Thursday, 15 January 2015

On Beginnings

Me, aged 13.


It is perhaps fitting that 2015 is the year when I will finish the book, as it is the year that it, like my main character Tamsen, comes of age at 21. What is now "The Roadkeeper's Daughter" began in 1994, and it began with a piece of red fabric.

It was a mere strip, really, perhaps a metre long and twenty centimetres wide. Some sort of polyester gauze, medium weight, with stripes and a floral pattern woven into it. It felt silky. The fabric had been in our dressing up box for as long as I could remember - a remnant of Mum's early 80s dressmaking - and as I emerged into teenaged attempts to be fashionable, I took to wearing it in my hair as a headband.

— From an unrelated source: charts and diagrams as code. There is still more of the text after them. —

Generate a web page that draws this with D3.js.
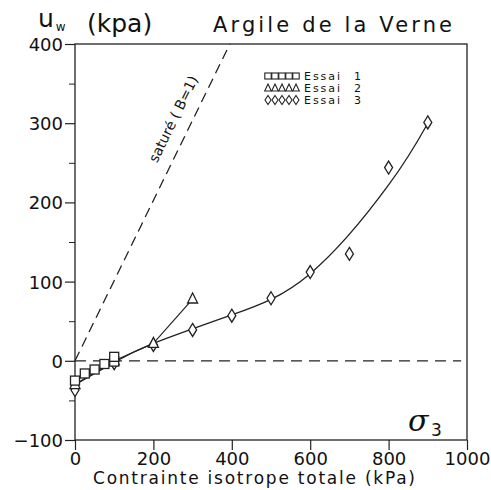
<!DOCTYPE html>
<html><head><meta charset="utf-8">
<script src="https://cdn.jsdelivr.net/npm/d3@7"></script>
<style>body{margin:0;background:#fff}svg{display:block}text{font-family:"DejaVu Sans",sans-serif;fill:#111}</style>
</head><body><svg id="c" width="491" height="490"></svg>
<script>
const xTicks=[0,200,400,600,800,1000];
const yTicks=[-100,0,100,200,300,400];
const yMinor=[-50,50,150,250,350];
const essai1=[[0,-25],[25,-16],[50,-11],[75,-4],[100,-1],[100,5]];
const essai2=[[0,-30],[100,0],[200,22],[300,78]];
const essai3=[[0,-37],[100,-3],[200,20],[300,39],[400,57],[500,79],[600,112],[700,135],[800,244],[900,301]];
const fit3=[[0,-30],[100,-2],[200,22],[400,58],[600,110],[800,222],[900,300]];
const satLine=[[0,0],[395,400]];
const zeroLine=[[0,0],[985,0]];
const legendNames=["Essai","Essai","Essai"];
const legendNums=["1","2","3"];

const svg=d3.select("#c");
const x=d3.scaleLinear().domain([0,1000]).range([75,467]);
const y=d3.scaleLinear().domain([-100,400]).range([440,44]);
const stroke="#222";

svg.append("rect").attr("x",75).attr("y",44).attr("width",392).attr("height",396)
  .attr("fill","none").attr("stroke",stroke).attr("stroke-width",1.3);

const yAx=svg.append("g").attr("transform","translate(75,0)")
  .call(d3.axisLeft(y).tickValues(yTicks).tickSize(10).tickPadding(2).tickFormat(d=>d<0?"\u2212"+(-d):String(d)));
yAx.select(".domain").remove();
yAx.selectAll("text").style("font-size","18px").attr("dy","0.36em");
yAx.selectAll("line").attr("stroke",stroke).attr("stroke-width",1.2);
svg.append("g").attr("transform","translate(75,0)")
  .call(d3.axisLeft(y).tickValues(yMinor).tickSize(6).tickFormat(""))
  .call(g=>{g.select(".domain").remove();g.selectAll("line").attr("stroke",stroke);});
const xAx=svg.append("g").attr("transform","translate(0,440)")
  .call(d3.axisBottom(x).tickValues(xTicks).tickSize(10).tickPadding(2).tickFormat(d=>String(d)));
xAx.select(".domain").remove();
xAx.selectAll("text").style("font-size","18px");
xAx.selectAll("line").attr("stroke",stroke).attr("stroke-width",1.2);

const line=d3.line().x(d=>x(d[0])).y(d=>y(d[1]));

svg.append("path").attr("d",line(zeroLine)).attr("fill","none").attr("stroke",stroke)
  .attr("stroke-width",1.3).attr("stroke-dasharray","11,7");
svg.append("path").attr("d",line(satLine)).attr("fill","none").attr("stroke",stroke)
  .attr("stroke-width",1.3).attr("stroke-dasharray","10,6");
const ang=Math.atan2(y(satLine[0][1])-y(satLine[1][1]),x(satLine[1][0])-x(satLine[0][0]))*180/Math.PI;
svg.append("text").attr("transform",`translate(${x(290)-11},${y(300)-2}) rotate(${-ang})`)
  .attr("text-anchor","middle").style("font-size","14px").text("saturé ( B=1)");

svg.append("path").attr("d",line(essai1)).attr("fill","none").attr("stroke",stroke).attr("stroke-width",1.1);
svg.append("path").attr("d",line(essai2)).attr("fill","none").attr("stroke",stroke).attr("stroke-width",1.2);
svg.append("path").attr("d",d3.line().x(d=>x(d[0])).y(d=>y(d[1])).curve(d3.curveNatural)(fit3))
  .attr("fill","none").attr("stroke",stroke).attr("stroke-width",1.3);

function sq(g,cx,cy,s){g.append("rect").attr("x",cx-s/2).attr("y",cy-s/2).attr("width",s).attr("height",s)
  .attr("fill","#fff").attr("stroke",stroke).attr("stroke-width",1.3);}
function tri(g,cx,cy,s){g.append("path").attr("d",`M${cx},${cy-s*0.6}L${cx+s/2},${cy+s*0.4}L${cx-s/2},${cy+s*0.4}Z`)
  .attr("fill","#fff").attr("stroke",stroke).attr("stroke-width",1.3);}
function dia(g,cx,cy,w,h){g.append("path").attr("d",`M${cx},${cy-h/2}L${cx+w/2},${cy}L${cx},${cy+h/2}L${cx-w/2},${cy}Z`)
  .attr("fill","#fff").attr("stroke",stroke).attr("stroke-width",1.3);}
const m=svg.append("g");
essai3.forEach(d=>dia(m,x(d[0]),y(d[1]),8,13));
essai2.forEach(d=>tri(m,x(d[0]),y(d[1]),10));
essai1.forEach(d=>sq(m,x(d[0]),y(d[1]),9));

const lg=svg.append("g");
const rowsY=[76,88,100];
[0,1,2].forEach(i=>{
  for(let k=0;k<5;k++){
    const cx=268+k*7;
    if(i===0) lg.append("rect").attr("x",cx-3.2).attr("y",rowsY[i]-3).attr("width",6.4).attr("height",6)
      .attr("fill","none").attr("stroke",stroke).attr("stroke-width",1.1);
    else if(i===1) lg.append("path").attr("d",`M${cx},${rowsY[i]-4}L${cx+3.3},${rowsY[i]+3}L${cx-3.3},${rowsY[i]+3}Z`)
      .attr("fill","none").attr("stroke",stroke).attr("stroke-width",1.1);
    else lg.append("path").attr("d",`M${cx},${rowsY[i]-4.5}L${cx+3},${rowsY[i]}L${cx},${rowsY[i]+4.5}L${cx-3},${rowsY[i]}Z`)
      .attr("fill","none").attr("stroke",stroke).attr("stroke-width",1.1);
  }
  lg.append("text").attr("x",304).attr("y",rowsY[i]+4).style("font-size","11px").attr("textLength",36).text(legendNames[i]);
  lg.append("text").attr("x",354).attr("y",rowsY[i]+4).style("font-size","11px").text(legendNums[i]);
});

const ut=svg.append("text").attr("x",38).attr("y",27).style("font-size","25px");
ut.append("tspan").text("u");
ut.append("tspan").attr("dx",2).attr("dy",4).style("font-size","12px").text("w");
svg.append("text").attr("x",87).attr("y",32).style("font-size","25px").text("(kpa)");
svg.append("text").attr("x",213).attr("y",32).style("font-size","21px").attr("textLength",239).text("Argile de la Verne");
svg.append("text").attr("x",93).attr("y",484).style("font-size","17px").attr("textLength",322)
  .text("Contrainte isotrope totale (kPa)");
svg.append("text").attr("x",408).attr("y",431).style("font-size","30px").style("font-family","'DejaVu Serif',serif")
  .style("font-style","italic").text("σ");
svg.append("text").attr("x",431).attr("y",436).style("font-size","17px").text("3");
</script></body></html>
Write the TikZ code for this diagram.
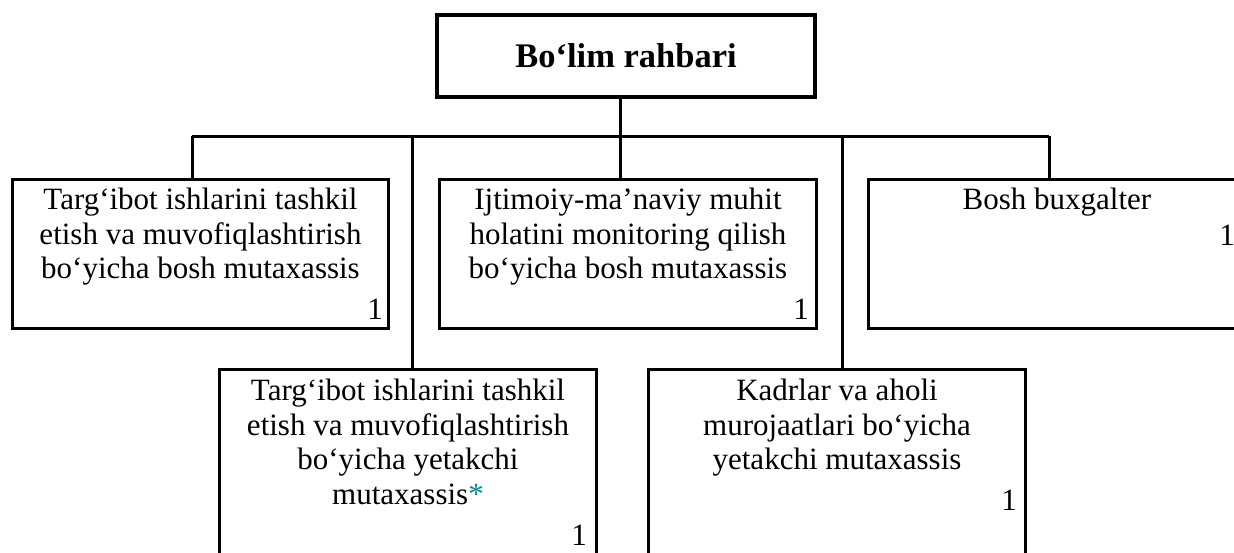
\documentclass[tikz,border=0pt]{standalone}
\usepackage{fontspec}
\setmainfont{Liberation Serif}
\usetikzlibrary{calc}
\definecolor{starteal}{RGB}{0,140,140}
\begin{document}
\begin{tikzpicture}[x=1pt,y=-1pt,
  box/.style={draw, line width=3pt, rectangle, anchor=north west, inner sep=0pt},
  topbox/.style={draw, line width=4pt, rectangle, inner sep=0pt},
  conn/.style={line width=3pt},
  txt/.style={align=center, inner sep=0pt, anchor=north, font=\fontsize{31}{34.5}\selectfont},
  num/.style={inner sep=0pt, anchor=base east, font=\fontsize{31}{34.5}\selectfont}]
\useasboundingbox (0,0) rectangle (1234,552);
\clip (0,0) rectangle (1234,552);
% boxes
\node[topbox, minimum width=378pt, minimum height=82pt] (top) at (626,56)
  {\fontsize{34.5}{38}\selectfont\bfseries Bo‘lim rahbari};
\node[box, minimum width=376pt, minimum height=149pt] (b1) at (11,178) {};
\node[box, minimum width=377pt, minimum height=149pt] (b2) at (438,178) {};
\node[box, minimum width=377pt, minimum height=149pt] (b3) at (867,178) {};
\node[box, minimum width=377pt, minimum height=200pt] (b4) at (218,368) {};
\node[box, minimum width=377pt, minimum height=200pt] (b5) at (647,368) {};
% texts
\node[txt] (t1) at ($(b1.north)+(0,7.5)$) {\strut Targ‘ibot ishlarini tashkil\\\strut etish va muvofiqlashtirish\\\strut bo‘yicha bosh mutaxassis};
\node[txt] (t2) at ($(b2.north)+(0,7.5)$) {\strut Ijtimoiy-ma’naviy muhit\\\strut holatini monitoring qilish\\\strut bo‘yicha bosh mutaxassis};
\node[txt] (t3) at ($(b3.north)+(0,7)$) {\strut Bosh buxgalter};
\node[txt] (t4) at ($(b4.north)+(0,8.5)$) {\strut Targ‘ibot ishlarini tashkil\\\strut etish va muvofiqlashtirish\\\strut bo‘yicha yetakchi\\\strut mutaxassis\textcolor{starteal}{*}};
\node[txt] (t5) at ($(b5.north)+(0,8.5)$) {\strut Kadrlar va aholi\\\strut murojaatlari bo‘yicha\\\strut yetakchi mutaxassis};
% numbers
\node[num] (n1) at (383,319) {1};
\node[num] (n2) at (809,319) {1};
\node[num] (n3) at (1235,245) {1};
\node[num] (n4) at (587,545) {1};
\node[num] (n5) at (1017,510) {1};
% connectors
\coordinate (x1) at (192,136);
\coordinate (x2) at (620,136);
\coordinate (x3) at (1049,136);
\coordinate (x4) at (412,136);
\coordinate (x5) at (842,136);
\draw[conn] (x1) -- (x3);
\draw[conn] (top.south -| x2) -- (b2.north -| x2);
\draw[conn] (x1) -- (x1 |- b1.north);
\draw[conn] (x3) -- (x3 |- b3.north);
\draw[conn] (x4) -- (x4 |- b4.north);
\draw[conn] (x5) -- (x5 |- b5.north);
\end{tikzpicture}
\end{document}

It was here that my imagination took over. From then onwards, from time to time, my inner narrative would turn to shaping this story about the young girl and the red scarf tied into her long brown hair. Few elements of it remain the same, and the protagonist is both older and smarter, not to mention named differently several times over. But it still begins with an inn, and still involves the protagonist leaving with a group of horseback law-enforcers, identified by the red scarves or bandannas that they wore on their person. Thus, the red sashes worn by the Roadkeepers. Thus, the iris on the arms of the Kingdom of Lynnar.

While scrap of fabric is long gone, and the story has blossomed into something quite different to the imagined tale of rebellion and young love that helped me while away the lonely hours of 1994, the threads remain... woven into a new cloth of words.